Border restrictions hit business travellers

Editorial

Although it should not have any impact on short-term business travel, the wide-scale exodus of refugees from the Middle East and North Africa is undoubtedly leading to the tightening of visa controls for business visitors and to an increase in corrupt practices by officials or their agents.

It is difficult to believe it now, but in 1900 it was possible to travel from London to Moscow without any travel documents at all. Although the modern passport was a medieval invention, its enforcement was intermittent and the advent of rail travel in Europe up until the First World War led to a complete relaxation of border controls. Visas have a more uncertain origin, but probably owe their origin to ‘letters of safe passage’ issued by local governments specifying cities that could be visited.

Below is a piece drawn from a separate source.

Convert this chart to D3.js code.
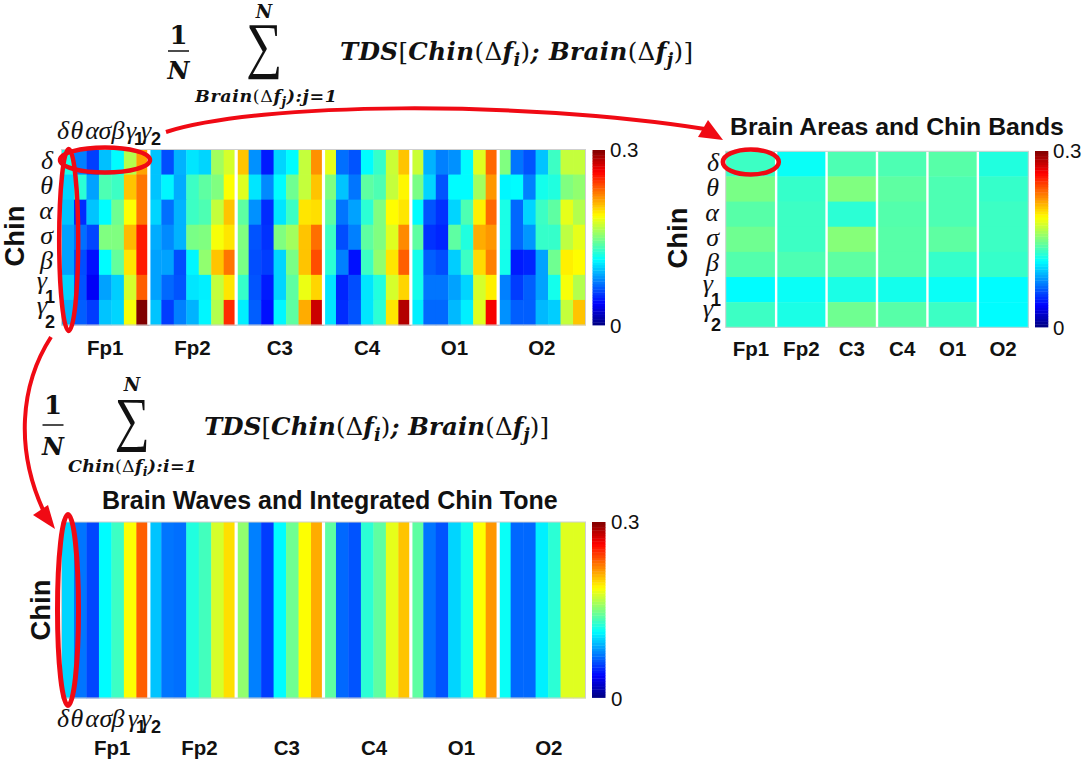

Although there was a move to open up borders at the end of the last century, very few countries or territories now offer visa-free travel to short-term visitors from the vast majority of countries around the world. The few principal exceptions are Hong Kong, Malaysia, the Philippines and Singapore. This is heavily outweighed by the countries — such as Australia, India, Pakistan, Saudi Arabia and the USA — that require visas from all but a tiny handful of other nationals.

Evidence that visa restrictions are now tightening up abound. Only in the last month examples include the fact that Finland has introduced finger print scans for visitors from Russia, Turkey has imposed visa requirements on Libyan citizens, Malawi has announced it is introducing a general requirement for entry with a visa, visa waivers between Vietnam and Cambodia have been suspended, and entry visas have been introduced between Cameroon and Mali. Recently also the UK, Canada and Australia have each changed the rules on Investor (entrepreneur) visas to make it much more difficult to qualify.

Visa enforcement is not only building up longer queues at airports, but is moving onto the streets. Australia, for instance, merged its customs and immigration department in July and armed its officers, allowing them to operate on the streets of cities such as Melbourne seeking out those who have overstayed their visas.

It is also clear from available statistics that European Union countries issue Schengen visitor visas in a wholly inconsistent way. Although France is by far the most popular country for submission of visa applications — largely because it is the fastest to process them — it is the most bureaucratic and operates a 90% visa acceptance quota. Lithuania, on the other hand, accepts 99% of applications.

Many countries use private visa agency companies to process applications. The fees for this service are generally so low that both the companies and individual agents require ‘special fees’ to process the paperwork or to provide ‘advice’. There are press reports this week too of ‘irregularities’ in Malta’s Tripoli Embassy over the issue of visas to Libyan nationals. Although Malta has an official population of just over 400,000, it has issued 75,000 Schengen visas since 2011. Once in Malta, most ‘visitors’ move on to other Schengen countries and few return home.